Capparis sepiaria, also commonly called hedge caper or wild caper bush, is a shrub that has a pantropical distribution, especially in dry deciduous forests, foothills and scrub jungles.

== Description ==
Capparis sepiaria is a prickly, evergreen shrub growing to 3 to 5 meters tall, with white flowers during season. It flowers from February onwards, and fruits start developing in April.
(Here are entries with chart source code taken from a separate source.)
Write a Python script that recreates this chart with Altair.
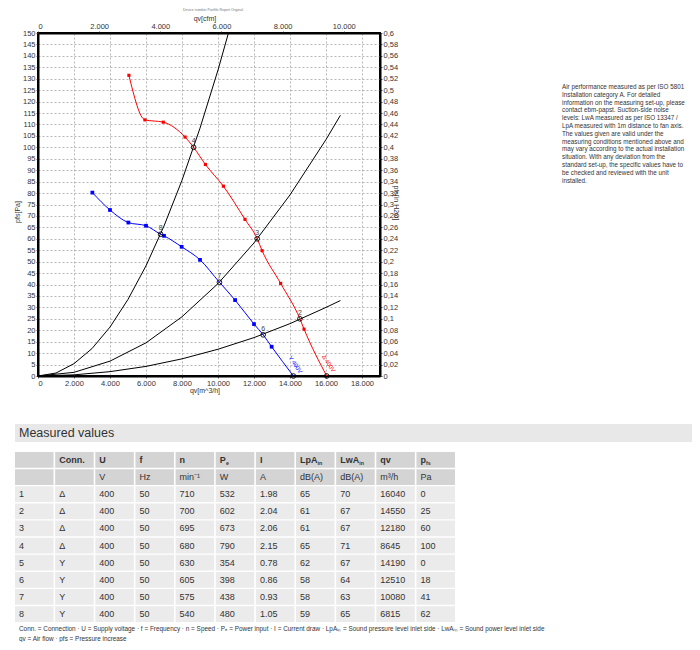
import altair as alt
import pandas as pd

# ---------------- data ----------------
# Fan curve "Δ 400V" (red): air flow m3/h, pressure Pa, 1 = drawn marker
red_q = [5050, 5940, 6960, 8170, 8645, 9300, 10300, 11500, 12180, 12450, 13480, 14550, 14780, 16040]
red_p = [131.5, 112.0, 111.0, 104.5, 100.0, 92.5, 83.0, 68.5, 60.0, 54.8, 40.5, 25.0, 20.5, 0.0]
red_m = [1, 1, 1, 1, 0, 1, 1, 1, 0, 1, 1, 0, 1, 0]
# Fan curve "Y 400V" (blue)
blue_q = [3020, 4000, 5020, 6000, 6815, 7000, 7980, 9000, 10080, 10950, 12000, 12510, 12980, 14190]
blue_p = [80.2, 72.6, 67.1, 65.7, 62.0, 61.3, 56.5, 50.8, 41.0, 33.2, 22.7, 18.0, 12.8, 0.0]
blue_m = [1, 1, 1, 1, 0, 1, 1, 1, 0, 1, 1, 0, 1, 0]
# System (resistance) curves, black
sysA_q = [0, 1000, 2000, 3000, 4000, 5000, 6000, 7000, 8000, 9000, 10000, 10580]
sysA_p = [0, 1.3, 5.4, 12.0, 21.4, 33.5, 48.2, 65.6, 85.6, 108.4, 133.8, 150.0]
sysB_q = [0, 2000, 4000, 6000, 8000, 10000, 12000, 14000, 16000, 16800]
sysB_p = [0, 1.6, 6.5, 14.5, 25.9, 40.4, 58.2, 79.2, 103.4, 114.0]
sysC_q = [0, 2000, 4000, 6000, 8000, 10000, 12000, 14000, 16000, 16800]
sysC_p = [0, 0.5, 1.9, 4.2, 7.5, 11.7, 16.8, 22.9, 30.0, 33.0]

# Measured values table
row_no = ["1", "2", "3", "4", "5", "6", "7", "8"]
conn = ["Δ", "Δ", "Δ", "Δ", "Y", "Y", "Y", "Y"]
volt = [400, 400, 400, 400, 400, 400, 400, 400]
freq = [50, 50, 50, 50, 50, 50, 50, 50]
speed = [710, 700, 695, 680, 630, 605, 575, 540]
power = [532, 602, 673, 790, 354, 398, 438, 480]
current = ["1.98", "2.04", "2.06", "2.15", "0.78", "0.86", "0.93", "1.05"]
lpa = [65, 61, 61, 65, 62, 58, 58, 59]
lwa = [70, 67, 67, 71, 67, 64, 63, 65]
qv = [16040, 14550, 12180, 8645, 14190, 12510, 10080, 6815]
pfs = [0, 25, 60, 100, 0, 18, 41, 62]

col_keys = ["no", "conn", "U", "f", "n", "Pe", "I", "LpA", "LwA", "qv", "pfs"]
head1 = ["", "Conn.", "U", "f", "n", "P", "I", "LpA", "LwA", "qv", "p"]
head2 = ["", "", "V", "Hz", "min⁻¹", "W", "A", "dB(A)", "dB(A)", "m³/h", "Pa"]
sub_keys = ["Pe", "LpA", "LwA", "pfs"]
sub_text = ["e", "in", "in", "fs"]

curve_names = ["Δ 400V", "Y 400V"]

note_lines = [
    "Air performance measured as per ISO 5801",
    "Installation category A. For detailed",
    "information on the measuring set-up, please",
    "contact ebm-papst. Suction-side noise",
    "levels: LwA measured as per ISO 13347 /",
    "LpA measured with 1m distance to fan axis.",
    "The values given are valid under the",
    "measuring conditions mentioned above and",
    "may vary according to the actual installation",
    "situation. With any deviation from the",
    "standard set-up, the specific values have to",
    "be checked and reviewed with the unit",
    "installed.",
]
foot1 = ("Conn. = Connection · U = Supply voltage · f = Frequency · n = Speed · Pₑ = Power input · "
         "I = Current draw · LpAᵢₙ = Sound pressure level inlet side · LwAᵢₙ = Sound power level inlet side")
foot2 = "qv = Air flow · pfs = Pressure increase"

# ---------------- frames ----------------
red_df = pd.DataFrame({"q": red_q, "p": red_p, "m": red_m})
blue_df = pd.DataFrame({"q": blue_q, "p": blue_p, "m": blue_m})
sys_df = pd.concat([
    pd.DataFrame({"q": sysA_q, "p": sysA_p, "c": "A"}),
    pd.DataFrame({"q": sysB_q, "p": sysB_p, "c": "B"}),
    pd.DataFrame({"q": sysC_q, "p": sysC_p, "c": "C"}),
])
op_df = pd.DataFrame({"q": qv, "p": pfs, "lab": row_no})
lbl_df = pd.DataFrame({"q": [16150, 14300], "p": [5.5, 5.0], "t": curve_names, "k": ["r", "b"]})

cells = []
for c, t in zip(col_keys, head1):
    cells.append({"col": c, "row": "h1", "text": t, "kind": "head"})
for c, t in zip(col_keys, head2):
    cells.append({"col": c, "row": "h2", "text": t, "kind": "head"})
for i in range(8):
    vals = [row_no[i], conn[i], volt[i], freq[i], speed[i], power[i], current[i],
            lpa[i], lwa[i], qv[i], pfs[i]]
    for c, v in zip(col_keys, vals):
        cells.append({"col": c, "row": row_no[i], "text": str(v), "kind": "body"})
tab_df = pd.DataFrame(cells)
sub_df = pd.DataFrame({"col": sub_keys, "row": "h1", "sub": sub_text})
row_keys = ["h1", "h2"] + row_no
one = pd.DataFrame({"a": [0]})

FONT = "Liberation Sans"
TXT = "#333333"

# ---------------- main plot ----------------
X = alt.X("q:Q", scale=alt.Scale(domain=[0, 19000], nice=False),
          axis=alt.Axis(values=list(range(0, 19000, 2000)), title=None, orient="bottom",
                        labelExpr="replace(format(datum.value, ','), ',', '.')"))
Y = alt.Y("p:Q", scale=alt.Scale(domain=[0, 150], nice=False),
          axis=alt.Axis(values=list(range(0, 155, 5)), title=None, orient="left"))

sys_line = alt.Chart(sys_df).mark_line(color="black", strokeWidth=1).encode(x=X, y=Y, detail="c:N")
red_line = alt.Chart(red_df).mark_line(color="#ff0000", strokeWidth=1, interpolate="monotone").encode(x=X, y=Y)
red_pts = alt.Chart(red_df).transform_filter("datum.m == 1").mark_square(size=10, color="#ff0000", opacity=1).encode(x=X, y=Y)
blue_line = alt.Chart(blue_df).mark_line(color="#0000ff", strokeWidth=1, interpolate="monotone").encode(x=X, y=Y)
blue_pts = alt.Chart(blue_df).transform_filter("datum.m == 1").mark_square(size=14, color="#0000ff", opacity=1).encode(x=X, y=Y)
op_pts = alt.Chart(op_df).mark_point(shape="circle", size=22, filled=False, color="black",
                                     strokeWidth=0.9, opacity=1).encode(x=X, y=Y)
op_txt = alt.Chart(op_df).transform_filter("datum.p > 0").mark_text(
    dy=-6, fontSize=7, font=FONT, color="#444").encode(x=X, y=Y, text="lab:N")
red_lbl = alt.Chart(lbl_df).transform_filter("datum.k == 'r'").mark_text(
    angle=56, fontSize=6, font=FONT, color="#ff0000").encode(x=X, y=Y, text="t:N")
blue_lbl = alt.Chart(lbl_df).transform_filter("datum.k == 'b'").mark_text(
    angle=56, fontSize=6, font=FONT, color="#0000ff").encode(x=X, y=Y, text="t:N")

main = alt.layer(sys_line, red_line, blue_line, red_pts, blue_pts, op_pts, op_txt, red_lbl, blue_lbl)

top_axis = alt.Chart(one).mark_point(opacity=0).encode(
    x=alt.X("a:Q", scale=alt.Scale(domain=[0, 11183], nice=False),
            axis=alt.Axis(orient="top", values=list(range(0, 12000, 2000)), title=None, grid=False,
                          labelExpr="replace(format(datum.value, ','), ',', '.')")),
    y=alt.Y("a:Q", axis=None, scale=alt.Scale(domain=[0, 1])),
)
right_axis = alt.Chart(one).mark_point(opacity=0).encode(
    x=alt.X("a:Q", axis=None, scale=alt.Scale(domain=[0, 1])),
    y=alt.Y("a:Q", scale=alt.Scale(domain=[0, 0.6], nice=False),
            axis=alt.Axis(orient="right", values=[round(i * 0.02, 2) for i in range(31)], title=None,
                          grid=False, labelExpr="replace(format(datum.value, '.2~f'), '.', ',')")),
)

# ---------------- table ----------------
tx_scale = alt.Scale(type="band", domain=col_keys, range=[-23, 417], paddingInner=0.04, paddingOuter=0)
ty_scale = alt.Scale(type="band", domain=row_keys, range=[419, 589], paddingInner=0.08, paddingOuter=0)
XR = alt.X("col:N", scale=tx_scale, axis=None)
XT = alt.X("col:N", scale=tx_scale, axis=None, bandPosition=0)
YT = alt.Y("row:N", scale=ty_scale, axis=None)

t_cells = alt.Chart(tab_df).mark_rect().encode(
    x=XR, y=YT,
    color=alt.Color("kind:N", scale=alt.Scale(domain=["head", "body"], range=["#d4d4d4", "#ebebeb"]), legend=None),
)
t_body = alt.Chart(tab_df).transform_filter("datum.row != 'h1'").mark_text(
    align="left", dx=4, font=FONT, fontSize=9, color=TXT).encode(x=XT, y=YT, text="text:N")
t_head = alt.Chart(tab_df).transform_filter("datum.row == 'h1'").mark_text(
    align="left", dx=4, font=FONT, fontSize=9, fontWeight="bold", color=TXT).encode(x=XT, y=YT, text="text:N")
sub_dx = {"Pe": 10.2, "LpA": 21.6, "LwA": 23.2, "pfs": 9.6}
t_subs = [
    alt.Chart(sub_df).transform_filter(f"datum.col == '{k}'").mark_text(
        align="left", dx=sub_dx[k], dy=2.7, font=FONT, fontSize=5.3, fontWeight="bold", color=TXT
    ).encode(x=XT, y=YT, text="sub:N")
    for k in sub_keys
]
table = alt.layer(t_cells, t_body, t_head, *t_subs)


# ---------------- decorations ----------------
def deco(text, x, y, **kw):
    return alt.Chart(one).mark_text(**kw).encode(x=alt.value(x), y=alt.value(y), text=alt.value(text))


band = alt.Chart(one).mark_rect(color="#e8e8e8").encode(
    x=alt.value(-23), x2=alt.value(657), y=alt.value(391), y2=alt.value(409))
decos = [
    band,
    deco("Measured values", -19, 400, align="left", baseline="middle", font=FONT, fontSize=12.5, color=TXT),
    deco("Device number Partfile Report Original", 175, -23, align="center", baseline="middle",
         font=FONT, fontSize=3.5, color="#777"),
    deco("qv[cfm]", 167, -14, align="center", baseline="middle", font=FONT, fontSize=7, color=TXT),
    deco("qv[m^3/h]", 167, 358, align="center", baseline="middle", font=FONT, fontSize=7, color=TXT),
    deco("pfs[Pa]", -20, 179, align="center", baseline="middle", angle=270, font=FONT, fontSize=7, color=TXT),
    deco("pfs[in H2O]", 358, 170, align="center", baseline="middle", angle=90, font=FONT, fontSize=7, color=TXT),
    deco(note_lines, 524, 51, align="left", baseline="top", lineHeight=7.8, font=FONT, fontSize=6.3, color=TXT),
    deco(foot1, -19, 596, align="left", baseline="middle", font=FONT, fontSize=6.4, color=TXT),
    deco(foot2, -19, 605.5, align="left", baseline="middle", font=FONT, fontSize=6.4, color=TXT),
]

chart = alt.layer(main, top_axis, right_axis, table, *decos).resolve_scale(
    x="independent", y="independent", color="independent"
).properties(
    width=342, height=343,
    autosize=alt.AutoSizeParams(type="none"),
    padding={"left": 30, "top": 25, "right": 312, "bottom": 266},
).configure_view(
    stroke="black", strokeWidth=2
).configure_axis(
    labelFont=FONT, labelFontSize=7.5, labelColor=TXT, labelPadding=1,
    tickSize=2, tickColor="#333", tickWidth=0.8,
    domainColor="black", domainWidth=2,
    gridColor="#999999", gridDash=[2, 2], gridWidth=0.7,
)

chart.save("out.html", embed_options={"renderer": "svg", "actions": False})
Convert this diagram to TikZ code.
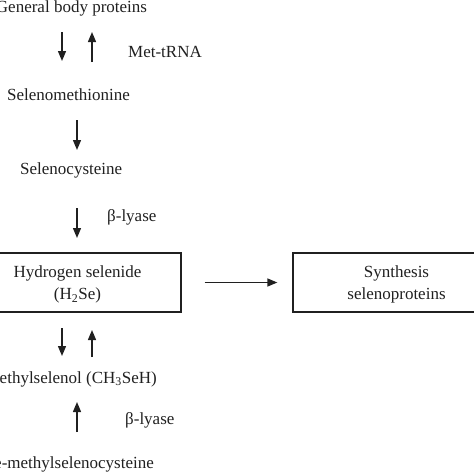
\documentclass[tikz,border=0pt]{standalone}
\usepackage{fontspec}
\setmainfont{Liberation Serif}
\usetikzlibrary{arrows.meta}
\definecolor{ink}{RGB}{32,32,32}
\begin{document}
\begin{tikzpicture}[x=1pt,y=-1pt,
  lbl/.style={inner sep=0pt, font=\fontsize{17}{22}\selectfont, text=ink},
  arr/.style={draw=ink, line width=1.4pt, -{Triangle[length=10pt,width=8pt]}},
  box/.style={draw=ink, line width=1.3pt, minimum width=207pt, minimum height=59pt,
    align=center, inner sep=0pt, font=\fontsize{17}{22}\selectfont, text=ink}]
\useasboundingbox (0,0) rectangle (474,474);
\clip (0,0) rectangle (474,474);
% texts
\node[lbl, anchor=base] (gbp) at (71.5,12) {General body proteins};
\node[lbl, anchor=base west] (met) at (128,57) {Met-tRNA};
\node[lbl, anchor=base west] (smet) at (7,100) {Selenomethionine};
\node[lbl, anchor=base west] (scys) at (20,174) {Selenocysteine};
\node[lbl, anchor=base west] (bl1) at (107,221) {β-lyase};
\node[box] (hse) at (77.5,282.5) {\rule{0pt}{16.6pt}Hydrogen selenide\\(H\textsubscript{2}Se)};
\node[box] (syn) at (396.5,282.5) {\rule{0pt}{16.6pt}Synthesis\\selenoproteins};
\node[lbl, anchor=base east] (msel) at (157,383) {Methylselenol (CH\textsubscript{3}SeH)};
\node[lbl, anchor=base west] (bl2) at (125,424) {β-lyase};
\node[lbl, anchor=base east] (smsc) at (154,468) {Se-methylselenocysteine};
% arrow end points
\coordinate (d1s) at (62,32);  \coordinate (d1e) at (62,61);
\coordinate (u1s) at (92,62);  \coordinate (u1e) at (92,32);
\coordinate (d2s) at (77,120); \coordinate (d2e) at (77,150);
\coordinate (d3s) at (77,208); \coordinate (d3e) at (77,238);
\coordinate (d4s) at (62,328); \coordinate (d4e) at (62,356);
\coordinate (u4s) at (92,357); \coordinate (u4e) at (92,330);
\coordinate (u5s) at (77,432); \coordinate (u5e) at (77,402);
% arrows
\draw[arr] (d1s) -- (d1e);
\draw[arr] (u1s) -- (u1e);
\draw[arr] (d2s) -- (d2e);
\draw[arr] (d3s) -- (d3e);
\draw[arr, shorten <=23pt, shorten >=15pt] (hse.east) -- (syn.west);
\draw[arr] (d4s) -- (d4e);
\draw[arr] (u4s) -- (u4e);
\draw[arr] (u5s) -- (u5e);
\end{tikzpicture}
\end{document}
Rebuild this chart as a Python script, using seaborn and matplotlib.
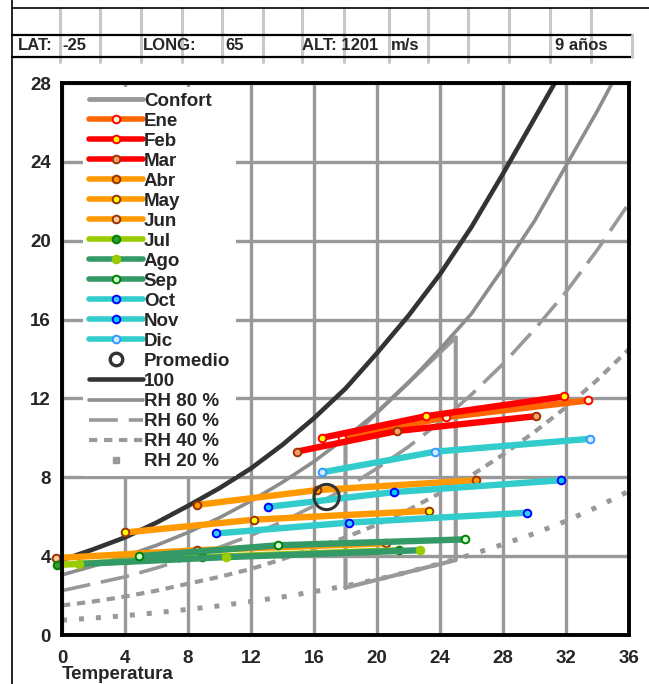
import matplotlib
matplotlib.use("Agg")
import matplotlib.pyplot as plt
from matplotlib.lines import Line2D
import pandas as pd
import seaborn as sns

# curvas de humedad relativa (g/kg)
temp_curve = [0, 2, 4, 6, 8, 10, 12, 14, 16, 18, 20, 22, 24, 26, 28, 30, 32, 34, 36]
temp_sat = [0, 2, 4, 6, 8, 10, 12, 14, 16, 18, 20, 22, 24, 26, 28, 30, 31.5]
rh_100 = [3.8, 4.35, 4.95, 5.7, 6.55, 7.45, 8.45, 9.65, 11.0, 12.5, 14.3, 16.2, 18.3, 20.7, 23.4, 26.2, 28.3]
rh_80 = [3.05, 3.5, 4.0, 4.55, 5.2, 5.95, 6.8, 7.75, 8.8, 10.0, 11.3, 12.8, 14.5, 16.3, 18.6, 21.0, 23.8, 26.6, 29.6]
rh_60 = [2.25, 2.6, 2.95, 3.4, 3.9, 4.45, 5.05, 5.75, 6.55, 7.45, 8.45, 9.55, 10.8, 12.2, 13.75, 15.5, 17.4, 19.55, 21.9]
rh_40 = [1.5, 1.7, 1.95, 2.25, 2.6, 2.95, 3.35, 3.85, 4.4, 4.95, 5.6, 6.35, 7.2, 8.1, 9.15, 10.3, 11.55, 12.95, 14.5]
rh_20 = [0.75, 0.86, 0.98, 1.13, 1.3, 1.48, 1.7, 1.93, 2.2, 2.49, 2.82, 3.2, 3.62, 4.08, 4.6, 5.15, 5.78, 6.5, 7.3]

# zona de confort
comfort_t = [18, 18, 25, 25, 18]
comfort_w = [2.4, 9.75, 15.1, 3.8, 2.4]

# meses: (temp minima, media, maxima) y humedad absoluta en cada una
months = ["Ene", "Feb", "Mar", "Abr", "May", "Jun", "Jul", "Ago", "Sep", "Oct", "Nov", "Dic"]
t_low = [17.8, 16.5, 14.9, 8.6, 4.0, -0.4, -0.3, 1.1, 4.9, 9.8, 13.1, 16.5]
t_mid = [24.4, 23.1, 21.3, 16.2, 12.2, 8.6, 8.9, 10.4, 13.7, 18.2, 21.1, 23.7]
t_high = [33.4, 31.9, 30.1, 26.3, 23.3, 20.6, 21.4, 22.7, 25.6, 29.5, 31.7, 33.5]
w_low = [10.0, 10.0, 9.3, 6.6, 5.2, 3.9, 3.55, 3.6, 4.0, 5.15, 6.5, 8.25]
w_mid = [11.05, 11.1, 10.35, 7.35, 5.85, 4.3, 3.95, 3.95, 4.55, 5.7, 7.25, 9.3]
w_high = [11.9, 12.1, 11.1, 7.85, 6.3, 4.65, 4.3, 4.3, 4.85, 6.2, 7.85, 9.95]

prom_t = [16.8]
prom_w = [7.0]

line_colors = ["#FF6600", "#FF0000", "#FF0000", "#FF9900", "#FF9900", "#FF9900",
               "#99CC00", "#339966", "#339966", "#33CCCC", "#33CCCC", "#33CCCC"]
edge_colors = ["#FF0000", "#FF0000", "#993300", "#993300", "#993300", "#993300",
               "#008000", "#99CC00", "#008000", "#0000FF", "#0000FF", "#3399FF"]
face_colors = ["#FFFFCC", "#FFFF00", "#FF9966", "#FF9900", "#FFFF00", "#FFCC99",
               "#339933", "#99CC00", "#CCFFCC", "#33CCFF", "#00CCFF", "#CCECFF"]

rows = []
for i, m in enumerate(months):
    for t, w in zip([t_low[i], t_mid[i], t_high[i]], [w_low[i], w_mid[i], w_high[i]]):
        rows.append({"mes": m, "T": t, "W": w})
df = pd.DataFrame(rows)

sns.set_theme(style="white")
plt.rcParams["font.family"] = ["Liberation Sans", "DejaVu Sans"]
plt.rcParams["font.weight"] = "bold"

fig = plt.figure(figsize=(6.49, 6.84), dpi=100)
ax = fig.add_axes([62 / 649, 1 - 635 / 684, 567 / 649, 552 / 684])

grid_c = "#999999"
ax.set_xticks(range(0, 37, 4))
ax.set_yticks(range(0, 29, 4))
ax.grid(True, color=grid_c, lw=2.4)
ax.set_axisbelow(True)

sns.lineplot(x=comfort_t, y=comfort_w, sort=False, estimator=None, color=grid_c, lw=3, ax=ax)
sns.lineplot(x=temp_curve, y=rh_20, estimator=None, color=grid_c, lw=3.6, ax=ax).lines[-1].set_dashes([1, 2.4])
sns.lineplot(x=temp_curve, y=rh_40, estimator=None, color=grid_c, lw=3, ax=ax).lines[-1].set_dashes([2, 1.6])
sns.lineplot(x=temp_curve, y=rh_60, estimator=None, color=grid_c, lw=2.6, ax=ax).lines[-1].set_dashes([8, 3])
sns.lineplot(x=temp_curve, y=rh_80, estimator=None, color="#8C8C8C", lw=2.6, ax=ax)
sns.lineplot(x=temp_sat, y=rh_100, estimator=None, color="#333333", lw=3.3, ax=ax)

for i, m in enumerate(months):
    sub = df[df["mes"] == m]
    sns.lineplot(data=sub, x="T", y="W", sort=False, estimator=None, color=line_colors[i],
                 lw=4.6, marker="o", markersize=5.5, markeredgewidth=1.4,
                 markeredgecolor=edge_colors[i], markerfacecolor=face_colors[i], ax=ax)
    if t_low[i] < 0:
        ax.lines[-1].set_clip_on(False)

sns.scatterplot(x=prom_t, y=prom_w, s=330, facecolor="none", edgecolor="#333333",
                linewidth=2.2, ax=ax, zorder=4)

ax.set_xlim(0, 36)
ax.set_ylim(0, 28)
for s in ax.spines.values():
    s.set_color("black")
    s.set_linewidth(2.8)
ax.tick_params(length=0, labelsize=13.5, pad=8)
ax.tick_params(axis="x", pad=11)
for lab in ax.get_xticklabels() + ax.get_yticklabels():
    lab.set_fontweight("bold")
ax.set_xlabel("")
ax.set_ylabel("")
ax.text(0, -0.056, "Temperatura", transform=ax.transAxes, fontsize=13.5,
        fontweight="bold", ha="left", va="top")

# leyenda
handles = [Line2D([], [], color=grid_c, lw=3.5)]
for i in range(12):
    handles.append(Line2D([], [], color=line_colors[i], lw=4, marker="o", markersize=5.5,
                          markeredgewidth=1.4, markeredgecolor=edge_colors[i],
                          markerfacecolor=face_colors[i]))
handles.append(Line2D([], [], ls="none", marker="o", markersize=9, markerfacecolor="none",
                      markeredgecolor="#333333", markeredgewidth=2.4))
handles.append(Line2D([], [], color="#333333", lw=3.3))
handles.append(Line2D([], [], color="#8C8C8C", lw=2.6))
handles.append(Line2D([], [], color=grid_c, lw=2.6, dashes=[8, 3]))
handles.append(Line2D([], [], color=grid_c, lw=3, dashes=[2, 1.6]))
handles.append(Line2D([], [], ls="none", marker="s", markersize=4, color=grid_c))
labels = ["Confort"] + months + ["Promedio", "100", "RH 80 %", "RH 60 %", "RH 40 %", "RH 20 %"]
leg = ax.legend(handles, labels, loc="upper left", bbox_to_anchor=(21 / 567, 0.993),
                borderaxespad=0, frameon=True, fancybox=False, facecolor="white",
                edgecolor="none", framealpha=1, fontsize=13.5, handlelength=2.9,
                handletextpad=0.05, labelspacing=0.155, borderpad=0.3)
for t in leg.get_texts():
    t.set_fontweight("bold")

# cabecera tipo planilla
hd = fig.add_axes([0, 0, 1, 1], facecolor="none")
hd.set_xlim(0, 649)
hd.set_ylim(684, 0)
hd.axis("off")
cells = [60, 100, 141, 182, 222, 263, 302, 344, 389, 428, 468, 509, 550, 591]
for cx in cells:
    hd.plot([cx, cx], [8, 62], color="#C8C8C8", lw=2.2, zorder=1)
hd.plot([12, 12], [0, 684], color="black", lw=1.2)
hd.plot([12, 649], [8, 8], color="black", lw=1.2)
hd.plot([12, 632], [35, 35], color="black", lw=1.6)
hd.plot([12, 632], [57, 57], color="black", lw=1.6)
hd.plot([632, 632], [35, 57], color="#C8C8C8", lw=2.2)
hd.text(18, 46, "LAT:", fontsize=12, fontweight="bold", va="center")
hd.text(62, 46, "-25", fontsize=12, fontweight="bold", va="center")
hd.text(143, 46, "LONG:", fontsize=12, fontweight="bold", va="center")
hd.text(225, 46, "65", fontsize=12, fontweight="bold", va="center")
hd.text(302, 46, "ALT: 1201", fontsize=12, fontweight="bold", va="center")
hd.text(391, 46, "m/s", fontsize=12, fontweight="bold", va="center")
hd.text(555, 46, "9 años", fontsize=12, fontweight="bold", va="center")

fig.savefig("out.png", dpi=100)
== Distribution and habitat ==
Capparis sepiaria has a pantropical distribution, and has been found in Africa, Sri Lanka, Myanmar, India, Australia. In India, it has been observed in Kolhapur, Chikmagalur, Dharwad, Mysore, Shimoga, Hyderabad and various areas of Kerala and Tamil Nadu, including the Nilgiri Mountains in the Western Ghats, where the locals, like the Irulas, are familiar with it for various traditional medicinal uses.

== Ecological significance ==
In the areas where Capparis sepiaria grows in Rajasthan, it appears to be an important source of fodder for local wildlife, like the chital, sambar, and nilgai, who like to eat the shoots.

Like many members of the Capparis genus, various parts of the plant, especially the flowers and fruit, are used as food or traditional medicine. The flowers are pollinated by bees and the tree bark is an important larval host plant for the great orange-tipped butterfly and yellow orange tip butterfly of South India.